Everything from the first line down to the line containing "(ltime) at (562.5,421)" is to be retyped exactly, both ends included, with pictures left out.

begin

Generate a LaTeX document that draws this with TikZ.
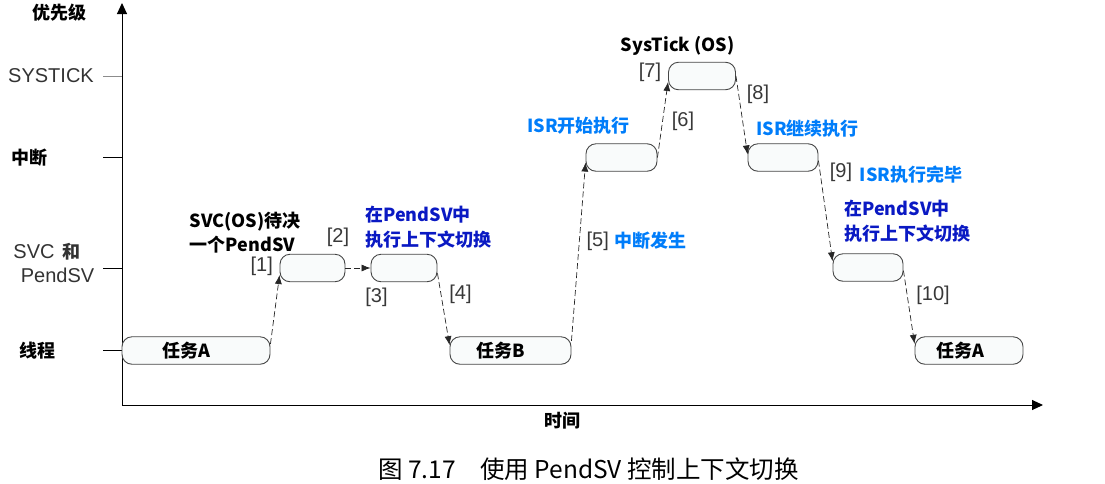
\documentclass[tikz,border=0pt]{standalone}
\usepackage{fontspec}
\usepackage{xcolor}
\usepackage{tikz}
\usetikzlibrary{arrows.meta}
\setmainfont{Noto Sans CJK SC}
\newfontfamily\arialfont{Liberation Sans}
\definecolor{isrblue}{RGB}{0,125,250}
\definecolor{ctxblue}{RGB}{10,25,195}
\definecolor{edgegray}{RGB}{70,70,70}
\definecolor{boxfill}{RGB}{249,251,251}
\tikzset{
  stage/.style={draw=edgegray, line width=0.9pt, fill=boxfill, rounded corners=10pt,
    minimum height=27.5pt, inner sep=0pt, font=\fontsize{18}{22}\selectfont\bfseries},
  hop/.style={draw=black!85, line width=0.7pt, dash pattern=on 6pt off 3pt,
    -{Latex[length=9pt,width=7pt]}},
  idx/.style={font=\arialfont\fontsize{20}{24}\selectfont, text=black!78, inner sep=0pt},
  lvl/.style={font=\fontsize{18}{22}\selectfont\bfseries, inner sep=0pt},
  note/.style={font=\fontsize{18}{25}\selectfont\bfseries, align=left, inner sep=0pt},
}
\begin{document}
\begin{tikzpicture}[x=1pt,y=-1pt]
			\useasboundingbox (0,0) rectangle (1105,483);
			
			% axes
			\coordinate (o) at (122,405);
			\coordinate (ytop) at (122,3);
			\coordinate (xend) at (1043,405);
			\draw[line width=1pt, -{Triangle[length=11pt,width=10pt]}] (o) -- (ytop);
			\draw[line width=1pt, -{Triangle[length=11pt,width=10pt]}] (o) -- (xend);
			\draw[black!45, line width=0.6pt] (103,76) -- (122,76);
			\foreach \y in {157,268,350}
				\draw[line width=0.9pt] (103,\y) -- (122,\y);
			
			\node[lvl] (prio) at (59,12.5) {优先级};
			\node[font=\arialfont\fontsize{20}{24}\selectfont, text=black!80, inner sep=0pt] (lsys) at (51,76) {SYSTICK};
			\node[lvl] (lirq) at (29,157.5) {中断};
			\node[inner sep=0pt, text=black!80] (lsvc) at (47,252) {\arialfont\fontsize{20}{24}\selectfont SVC\hspace{8pt}{\rmfamily\fontsize{18}{22}\selectfont\bfseries 和}};
			\node[font=\arialfont\fontsize{20}{24}\selectfont, text=black!80, inner sep=0pt] (lpsv) at (57.5,275) {PendSV};
			\node[lvl] (lthr) at (37.7,351) {线程};
			\node[lvl] (ltime) at (562.5,421) {时间};
			
			% execution boxes
			\node[stage, minimum width=148pt] (taskA) at (196,350.5) {任务A\hspace*{20pt}};
			\node[stage, minimum width=65pt] (svcbox) at (312.5,268) {};
			\node[stage, minimum width=66pt] (psvA) at (404,268) {};
			\node[stage, minimum width=121pt] (taskB) at (510.5,350.5) {任务B\hspace*{20pt}};
			\node[stage, minimum width=71pt] (isrA) at (621.5,157.5) {};
			\node[stage, minimum width=67pt] (tick) at (702,76) {};
			\node[stage, minimum width=70pt] (isrB) at (783,157.5) {};
			\node[stage, minimum width=70pt] (psvB) at (868,267.5) {};
			\node[stage, minimum width=108pt] (taskA2) at (969,350.5) {任务A\hspace*{17pt}};
			
			% switches
			\draw[hop] (taskA.5) -- (svcbox.192);
			\draw[hop] (svcbox.east) -- (psvA.west);
			\draw[hop] (psvA.-9) -- (taskB.175);
			\draw[hop] (taskB.9) -- (isrA.188);
			\draw[hop] (isrA.east) -- (tick.190);
			\draw[hop] (tick.east) -- (isrB.175);
			\draw[hop] (isrB.-5) -- (psvB.170);
			\draw[hop] (psvB.-5) -- (taskA2.173);
			
			\node[idx] (n1) at (261.7,266) {[1]};
			\node[idx] (n2) at (338,237) {[2]};
			\node[idx] (n3) at (376.5,297.5) {[3]};
			\node[idx] (n4) at (460.5,294) {[4]};
			\node[idx] (n5) at (597.7,241) {[5]};
			\node[idx] (n6) at (683,121) {[6]};
			\node[idx] (n7) at (650,72) {[7]};
			\node[idx] (n8) at (758,94) {[8]};
			\node[idx] (n9) at (841,172) {[9]};
			\node[idx] (n10) at (933,295) {[10]};
			
			% notes
			\node[note, anchor=west, font=\fontsize{18}{24}\selectfont\bfseries] (svcnote) at (189.5,233) {SVC(OS)待决\\一个PendSV};
			\node[note, anchor=west, text=ctxblue] (ctxA) at (365,227) {在PendSV中\\执行上下文切换};
			\node[note, anchor=west, text=ctxblue] (ctxB) at (844,221.5) {在PendSV中\\执行上下文切换};
			\node[note, text=isrblue] (isrgo) at (578.5,125.5) {ISR开始执行};
			\node[note, text=isrblue] (isrirq) at (650,241) {中断发生};
			\node[note, text=isrblue] (isrcont) at (807.5,129) {ISR继续执行};
			\node[note, text=isrblue] (isrdone) at (911,175) {ISR执行完毕};
			\node[note] (ticknote) at (677.5,45.5) {SysTick (OS)};
			
			%\draw (588,440) node {};
			\node[font=\fontsize{24.5}{29}\selectfont, inner sep=0pt] (cap) at (588.5,469) {图 7.17\hspace{1em}使用 PendSV 控制上下文切换};
		\end{tikzpicture}
\end{document}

end

**Answer:**
Generate a LaTeX document that draws this with TikZ.
\documentclass[tikz,border=0pt]{standalone}
\usepackage{fontspec}
\usepackage{xcolor}
\usepackage{tikz}
\usetikzlibrary{arrows.meta}
\setmainfont{Noto Sans CJK SC}
\newfontfamily\arialfont{Liberation Sans}
\definecolor{isrblue}{RGB}{0,125,250}
\definecolor{ctxblue}{RGB}{10,25,195}
\definecolor{edgegray}{RGB}{70,70,70}
\definecolor{boxfill}{RGB}{249,251,251}
\tikzset{
  stage/.style={draw=edgegray, line width=0.9pt, fill=boxfill, rounded corners=10pt,
    minimum height=27.5pt, inner sep=0pt, font=\fontsize{18}{22}\selectfont\bfseries},
  hop/.style={draw=black!85, line width=0.7pt, dash pattern=on 6pt off 3pt,
    -{Latex[length=9pt,width=7pt]}},
  idx/.style={font=\arialfont\fontsize{20}{24}\selectfont, text=black!78, inner sep=0pt},
  lvl/.style={font=\fontsize{18}{22}\selectfont\bfseries, inner sep=0pt},
  note/.style={font=\fontsize{18}{25}\selectfont\bfseries, align=left, inner sep=0pt},
}
\begin{document}
\begin{tikzpicture}[x=1pt,y=-1pt]
			\useasboundingbox (0,0) rectangle (1105,483);
			
			% axes
			\coordinate (o) at (122,405);
			\coordinate (ytop) at (122,3);
			\coordinate (xend) at (1043,405);
			\draw[line width=1pt, -{Triangle[length=11pt,width=10pt]}] (o) -- (ytop);
			\draw[line width=1pt, -{Triangle[length=11pt,width=10pt]}] (o) -- (xend);
			\draw[black!45, line width=0.6pt] (103,76) -- (122,76);
			\foreach \y in {157,268,350}
				\draw[line width=0.9pt] (103,\y) -- (122,\y);
			
			\node[lvl] (prio) at (59,12.5) {优先级};
			\node[font=\arialfont\fontsize{20}{24}\selectfont, text=black!80, inner sep=0pt] (lsys) at (51,76) {SYSTICK};
			\node[lvl] (lirq) at (29,157.5) {中断};
			\node[inner sep=0pt, text=black!80] (lsvc) at (47,252) {\arialfont\fontsize{20}{24}\selectfont SVC\hspace{8pt}{\rmfamily\fontsize{18}{22}\selectfont\bfseries 和}};
			\node[font=\arialfont\fontsize{20}{24}\selectfont, text=black!80, inner sep=0pt] (lpsv) at (57.5,275) {PendSV};
			\node[lvl] (lthr) at (37.7,351) {线程};
			\node[lvl] (ltime) at (562.5,421) {时间};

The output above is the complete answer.